Former Irish Open winner John O’Leary has died
Pádraig Harrington and Paul McGinley among those to pay tribute to ‘larger than life character’
John O’Leary pictured with Pádraig Harrington after his Irish Open victory at the at Adare Manor in 2007. Photograph: Cathal Noonan/Inpho
A man of fashion, of impeccable manners and, on top of it all, a great golfer: John O’Leary, who has died at the age of 70, was a former Ryder Cup player and Irish Open champion of 1982 who, when his professional career finished, contributed hugely to the growth of the European Tour in his role as a director for 34 years.
The finest moment of his career came with victory in the 1982 Irish Open at Portmarnock Golf Club, a win that weighed heavily on his shoulders for some 25 years until it was lifted when Pádraig Harrington ended the drought of a home-grown winner at Adare Manor in 2007.
“I’ve had my time and they were special times. For the people who have made this great golfing country, it shouldn’t be 25 years since,” said O’Leary on that day when Harrington triumphed.
On that day, Harrington picked up a winner’s cheque for €416,660, which served to demonstrate the giant leaps made since O’Leary’s win for, when O’Leary held off Maurice Bembridge to win at Portmarnock, his prize was IR£13,000. Modern day players were only too aware that O’Leary’s guidance as a director of the PGA European Tour was a contributory factor in such growth.
Of his win at Portmarnock, O’Leary recalled that he never spoke from the time he left his parents’ house in Blackrock until he reached the car park of Portmarnock Golf Club. Indeed, the crowds were so great on the cross-city journey that he required a Garda escort to beat the traffic which was evident as far back as the seafront along Dollymount.
O’Leary – who moved to Richmond, outside London, in the fledgling days of his professional career for the reason that airline prices were so costly at the time – had two wins on the European Tour, the 1976 Greater Manchester Open and the 1982 Irish Open, while his first win as a professional was in the 1975 Royal Swazi Sun Open on the South African circuit. His best finish in a Major was in the 1979 British Open, when he finished tied-13th.
In terms of team golf, a highlight of his career – outside of the Irish Open success – was playing on the Britain and Ireland team in the 1975 Ryder Cup at Laurel Valley in the United States, where he played four matches but failed to win a point. He was one of three Irish players on the team, along with Eamonn Darcy and Christy O’Connor Jnr. The USA won the match by 21-11. O’Leary also represented Ireland in three World Cups (1972, 1980 and 1982).
On finishing his playing career, O’Leary served as a director of the European Tour from 1985 until 2019, when he attended his last meeting in March of last year.
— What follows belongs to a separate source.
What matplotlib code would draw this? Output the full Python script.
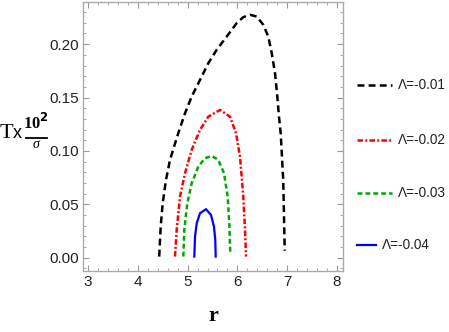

Keith Pelley, the chief executive of the European Tour, said: “John made a huge contribution to the evolution of the European Tour, firstly as a successful player and then as a long-serving member of the tour’s board of directors. Above all, he loved our game . . . we will sorely miss him, and our thoughts are with his family and friends.”
Harrington, who ended that Irish Open drought of a home winner, tweeted: “So sorry to hear of the passing of a legend of Irish golf John O’Leary. He always had a kind word to say and gave you advice without preaching. He was a larger than life character whose stories will live one. May he Rest in Peace.”
Paul McGinley tweeted his condolences: “More sad news in the passing of my friend and fellow Irishman ‘Jonno’ O’Leary – always a dedicated follower of fashion and all round great guy,” while another former Ryder Cup captain Sam Torrance also commiserated. “So sad to hear of the passing of one of my dearest friends and roommate for 10 years on tour. RIP my old pal John O’Leary,” posted the Scot.